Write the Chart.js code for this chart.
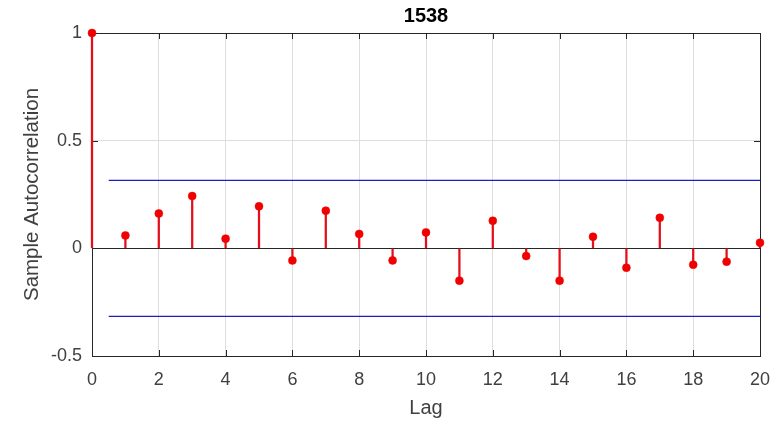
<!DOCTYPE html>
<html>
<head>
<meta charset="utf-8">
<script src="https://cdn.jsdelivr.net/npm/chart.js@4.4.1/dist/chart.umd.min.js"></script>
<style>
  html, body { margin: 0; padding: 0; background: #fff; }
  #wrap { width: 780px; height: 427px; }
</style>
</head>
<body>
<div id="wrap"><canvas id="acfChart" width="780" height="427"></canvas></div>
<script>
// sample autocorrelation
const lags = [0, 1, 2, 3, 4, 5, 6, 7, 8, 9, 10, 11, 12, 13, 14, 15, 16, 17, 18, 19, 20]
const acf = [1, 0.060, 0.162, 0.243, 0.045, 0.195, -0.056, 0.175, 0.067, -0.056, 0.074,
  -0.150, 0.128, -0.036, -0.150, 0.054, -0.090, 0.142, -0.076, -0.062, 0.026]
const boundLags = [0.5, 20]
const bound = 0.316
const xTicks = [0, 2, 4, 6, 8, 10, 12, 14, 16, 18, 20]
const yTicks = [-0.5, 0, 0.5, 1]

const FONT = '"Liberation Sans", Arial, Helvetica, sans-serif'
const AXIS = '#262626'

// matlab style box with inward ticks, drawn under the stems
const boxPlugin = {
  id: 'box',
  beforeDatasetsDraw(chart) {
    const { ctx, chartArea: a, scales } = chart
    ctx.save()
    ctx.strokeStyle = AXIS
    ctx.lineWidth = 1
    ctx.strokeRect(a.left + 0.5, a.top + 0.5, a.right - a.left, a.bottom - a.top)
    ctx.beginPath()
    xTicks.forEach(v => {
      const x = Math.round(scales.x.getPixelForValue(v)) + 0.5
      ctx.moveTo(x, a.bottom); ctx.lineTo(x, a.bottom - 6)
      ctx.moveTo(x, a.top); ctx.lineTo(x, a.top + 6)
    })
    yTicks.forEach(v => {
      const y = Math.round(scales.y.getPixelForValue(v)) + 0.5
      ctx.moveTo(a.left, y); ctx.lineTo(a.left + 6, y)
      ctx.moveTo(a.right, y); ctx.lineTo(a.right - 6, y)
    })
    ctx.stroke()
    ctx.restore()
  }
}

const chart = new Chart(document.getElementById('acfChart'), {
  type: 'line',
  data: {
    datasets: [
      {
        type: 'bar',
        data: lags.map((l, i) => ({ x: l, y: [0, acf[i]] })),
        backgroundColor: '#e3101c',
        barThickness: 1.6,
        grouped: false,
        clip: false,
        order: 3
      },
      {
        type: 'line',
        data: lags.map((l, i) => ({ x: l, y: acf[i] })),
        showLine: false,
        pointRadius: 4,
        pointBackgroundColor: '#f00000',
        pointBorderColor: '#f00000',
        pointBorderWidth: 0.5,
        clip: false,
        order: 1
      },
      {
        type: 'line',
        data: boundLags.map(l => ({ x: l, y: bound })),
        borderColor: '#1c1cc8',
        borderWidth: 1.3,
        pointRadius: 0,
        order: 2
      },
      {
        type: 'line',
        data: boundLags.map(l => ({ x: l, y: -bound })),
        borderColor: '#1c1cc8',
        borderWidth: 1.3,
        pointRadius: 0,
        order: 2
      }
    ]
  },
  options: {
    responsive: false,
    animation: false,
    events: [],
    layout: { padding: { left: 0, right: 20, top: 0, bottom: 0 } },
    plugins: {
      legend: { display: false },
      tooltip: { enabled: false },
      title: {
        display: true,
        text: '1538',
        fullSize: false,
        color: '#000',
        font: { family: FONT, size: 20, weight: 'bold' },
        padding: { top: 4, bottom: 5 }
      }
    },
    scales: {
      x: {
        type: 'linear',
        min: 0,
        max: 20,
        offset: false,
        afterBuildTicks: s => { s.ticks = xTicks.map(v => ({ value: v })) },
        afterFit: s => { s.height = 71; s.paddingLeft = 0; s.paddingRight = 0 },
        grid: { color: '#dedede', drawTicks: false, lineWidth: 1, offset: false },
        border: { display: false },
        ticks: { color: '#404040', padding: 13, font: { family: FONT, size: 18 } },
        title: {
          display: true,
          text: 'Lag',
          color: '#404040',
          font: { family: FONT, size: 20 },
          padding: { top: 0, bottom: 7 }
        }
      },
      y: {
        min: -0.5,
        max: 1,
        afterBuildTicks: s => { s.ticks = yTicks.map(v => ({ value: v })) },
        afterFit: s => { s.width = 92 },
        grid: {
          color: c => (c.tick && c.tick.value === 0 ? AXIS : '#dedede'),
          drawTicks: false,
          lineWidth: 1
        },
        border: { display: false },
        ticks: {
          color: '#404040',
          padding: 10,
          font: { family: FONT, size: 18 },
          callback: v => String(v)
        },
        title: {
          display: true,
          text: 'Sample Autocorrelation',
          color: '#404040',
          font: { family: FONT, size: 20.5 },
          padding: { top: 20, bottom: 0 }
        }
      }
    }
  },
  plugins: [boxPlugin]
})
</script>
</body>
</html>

------------------------------------

* **Set exercise**: Restate, line by line and word for word, everything from the top of the material through the line that contains "const AXIS = '#262626'". Leave pictures out.

* **Result of this exercise**:
Write the Chart.js code for this chart.
<!DOCTYPE html>
<html>
<head>
<meta charset="utf-8">
<script src="https://cdn.jsdelivr.net/npm/chart.js@4.4.1/dist/chart.umd.min.js"></script>
<style>
  html, body { margin: 0; padding: 0; background: #fff; }
  #wrap { width: 780px; height: 427px; }
</style>
</head>
<body>
<div id="wrap"><canvas id="acfChart" width="780" height="427"></canvas></div>
<script>
// sample autocorrelation
const lags = [0, 1, 2, 3, 4, 5, 6, 7, 8, 9, 10, 11, 12, 13, 14, 15, 16, 17, 18, 19, 20]
const acf = [1, 0.060, 0.162, 0.243, 0.045, 0.195, -0.056, 0.175, 0.067, -0.056, 0.074,
  -0.150, 0.128, -0.036, -0.150, 0.054, -0.090, 0.142, -0.076, -0.062, 0.026]
const boundLags = [0.5, 20]
const bound = 0.316
const xTicks = [0, 2, 4, 6, 8, 10, 12, 14, 16, 18, 20]
const yTicks = [-0.5, 0, 0.5, 1]

const FONT = '"Liberation Sans", Arial, Helvetica, sans-serif'
const AXIS = '#262626'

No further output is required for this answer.